> **Task requirements**
Within the records below, reproduce without change the lines from the line that has "Convert this chart to Bokeh code." through the line that has "from bokeh.resources import INLINE", and only those.

::: Source data

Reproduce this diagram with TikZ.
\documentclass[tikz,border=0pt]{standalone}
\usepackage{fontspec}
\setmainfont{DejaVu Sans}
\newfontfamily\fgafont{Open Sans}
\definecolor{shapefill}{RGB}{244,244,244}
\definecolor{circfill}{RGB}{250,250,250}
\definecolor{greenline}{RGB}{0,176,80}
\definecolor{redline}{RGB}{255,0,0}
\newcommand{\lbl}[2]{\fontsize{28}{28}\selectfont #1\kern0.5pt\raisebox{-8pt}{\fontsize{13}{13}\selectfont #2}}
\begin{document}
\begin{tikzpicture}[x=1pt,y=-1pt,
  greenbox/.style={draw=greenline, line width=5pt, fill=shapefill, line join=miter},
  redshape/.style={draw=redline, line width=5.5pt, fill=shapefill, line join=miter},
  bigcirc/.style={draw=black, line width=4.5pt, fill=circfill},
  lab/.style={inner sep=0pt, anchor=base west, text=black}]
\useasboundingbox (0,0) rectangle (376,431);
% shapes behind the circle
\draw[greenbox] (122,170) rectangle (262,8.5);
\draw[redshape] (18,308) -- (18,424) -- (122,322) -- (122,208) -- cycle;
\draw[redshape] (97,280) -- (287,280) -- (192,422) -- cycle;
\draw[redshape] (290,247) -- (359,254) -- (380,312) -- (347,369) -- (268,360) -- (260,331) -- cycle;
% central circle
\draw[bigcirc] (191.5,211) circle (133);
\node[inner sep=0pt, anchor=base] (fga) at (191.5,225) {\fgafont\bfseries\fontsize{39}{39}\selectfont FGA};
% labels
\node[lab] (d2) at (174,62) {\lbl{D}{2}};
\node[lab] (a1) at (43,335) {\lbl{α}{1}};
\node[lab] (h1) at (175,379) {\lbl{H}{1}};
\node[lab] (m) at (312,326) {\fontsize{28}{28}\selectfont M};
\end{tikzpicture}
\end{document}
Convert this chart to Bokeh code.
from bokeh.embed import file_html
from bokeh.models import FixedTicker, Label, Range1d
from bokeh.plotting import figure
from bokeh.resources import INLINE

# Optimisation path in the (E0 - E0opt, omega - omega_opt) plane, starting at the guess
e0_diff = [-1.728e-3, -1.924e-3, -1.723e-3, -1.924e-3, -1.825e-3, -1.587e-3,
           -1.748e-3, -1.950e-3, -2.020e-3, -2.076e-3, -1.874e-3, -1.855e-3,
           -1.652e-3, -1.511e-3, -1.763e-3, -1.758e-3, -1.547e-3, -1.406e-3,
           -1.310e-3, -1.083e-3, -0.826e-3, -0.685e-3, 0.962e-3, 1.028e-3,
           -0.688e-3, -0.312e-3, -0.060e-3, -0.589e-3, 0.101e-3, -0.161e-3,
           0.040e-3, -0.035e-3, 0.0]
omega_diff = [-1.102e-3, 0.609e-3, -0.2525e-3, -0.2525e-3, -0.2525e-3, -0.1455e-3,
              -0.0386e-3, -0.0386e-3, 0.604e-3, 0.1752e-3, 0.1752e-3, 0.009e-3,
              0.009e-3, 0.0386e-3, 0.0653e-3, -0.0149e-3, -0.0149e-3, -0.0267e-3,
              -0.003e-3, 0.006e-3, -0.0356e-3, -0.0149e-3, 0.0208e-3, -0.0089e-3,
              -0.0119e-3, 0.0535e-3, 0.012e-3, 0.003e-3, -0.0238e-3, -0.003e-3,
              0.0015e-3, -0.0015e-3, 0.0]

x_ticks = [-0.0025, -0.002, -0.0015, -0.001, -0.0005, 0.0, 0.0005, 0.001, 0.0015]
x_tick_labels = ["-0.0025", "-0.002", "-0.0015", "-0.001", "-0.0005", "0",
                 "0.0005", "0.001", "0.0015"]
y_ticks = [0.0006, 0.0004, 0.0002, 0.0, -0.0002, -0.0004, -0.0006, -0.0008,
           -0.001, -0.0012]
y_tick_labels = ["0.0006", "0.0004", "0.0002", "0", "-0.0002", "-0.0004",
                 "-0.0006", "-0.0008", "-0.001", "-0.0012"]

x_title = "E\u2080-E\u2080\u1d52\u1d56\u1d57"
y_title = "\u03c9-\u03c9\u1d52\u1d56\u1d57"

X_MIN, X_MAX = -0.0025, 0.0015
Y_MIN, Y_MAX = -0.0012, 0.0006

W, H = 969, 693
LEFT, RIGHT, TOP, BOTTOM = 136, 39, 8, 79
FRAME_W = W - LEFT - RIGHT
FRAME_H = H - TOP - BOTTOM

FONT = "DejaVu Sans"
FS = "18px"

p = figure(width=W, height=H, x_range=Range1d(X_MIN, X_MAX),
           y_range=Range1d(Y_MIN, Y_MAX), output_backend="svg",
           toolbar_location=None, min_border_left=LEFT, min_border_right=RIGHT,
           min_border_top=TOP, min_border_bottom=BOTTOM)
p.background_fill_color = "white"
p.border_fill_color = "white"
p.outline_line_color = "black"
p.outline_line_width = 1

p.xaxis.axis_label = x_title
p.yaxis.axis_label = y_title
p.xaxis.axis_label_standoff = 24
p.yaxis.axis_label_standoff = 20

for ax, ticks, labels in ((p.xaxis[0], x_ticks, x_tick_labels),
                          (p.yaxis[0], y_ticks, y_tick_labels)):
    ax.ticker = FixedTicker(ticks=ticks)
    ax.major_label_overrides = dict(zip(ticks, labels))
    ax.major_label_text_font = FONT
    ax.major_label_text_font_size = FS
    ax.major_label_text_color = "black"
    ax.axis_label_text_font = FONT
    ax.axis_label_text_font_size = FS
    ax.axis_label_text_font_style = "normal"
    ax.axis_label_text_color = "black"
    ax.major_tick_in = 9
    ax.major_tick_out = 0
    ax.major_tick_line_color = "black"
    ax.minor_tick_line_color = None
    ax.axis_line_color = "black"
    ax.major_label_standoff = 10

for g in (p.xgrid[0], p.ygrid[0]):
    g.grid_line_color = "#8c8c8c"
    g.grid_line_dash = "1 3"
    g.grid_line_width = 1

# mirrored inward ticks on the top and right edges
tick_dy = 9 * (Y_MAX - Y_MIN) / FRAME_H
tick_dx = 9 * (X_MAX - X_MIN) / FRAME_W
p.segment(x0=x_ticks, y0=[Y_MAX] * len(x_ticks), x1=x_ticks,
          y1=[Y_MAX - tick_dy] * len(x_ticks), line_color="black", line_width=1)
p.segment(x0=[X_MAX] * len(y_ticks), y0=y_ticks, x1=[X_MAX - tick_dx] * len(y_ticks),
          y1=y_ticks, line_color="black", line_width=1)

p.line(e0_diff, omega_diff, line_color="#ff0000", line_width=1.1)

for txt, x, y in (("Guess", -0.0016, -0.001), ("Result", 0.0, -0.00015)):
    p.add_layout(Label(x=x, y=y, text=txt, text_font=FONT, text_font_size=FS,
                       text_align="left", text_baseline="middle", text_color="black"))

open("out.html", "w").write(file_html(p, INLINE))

::::::

> **Output below**
Convert this chart to Bokeh code.
from bokeh.embed import file_html
from bokeh.models import FixedTicker, Label, Range1d
from bokeh.plotting import figure
from bokeh.resources import INLINE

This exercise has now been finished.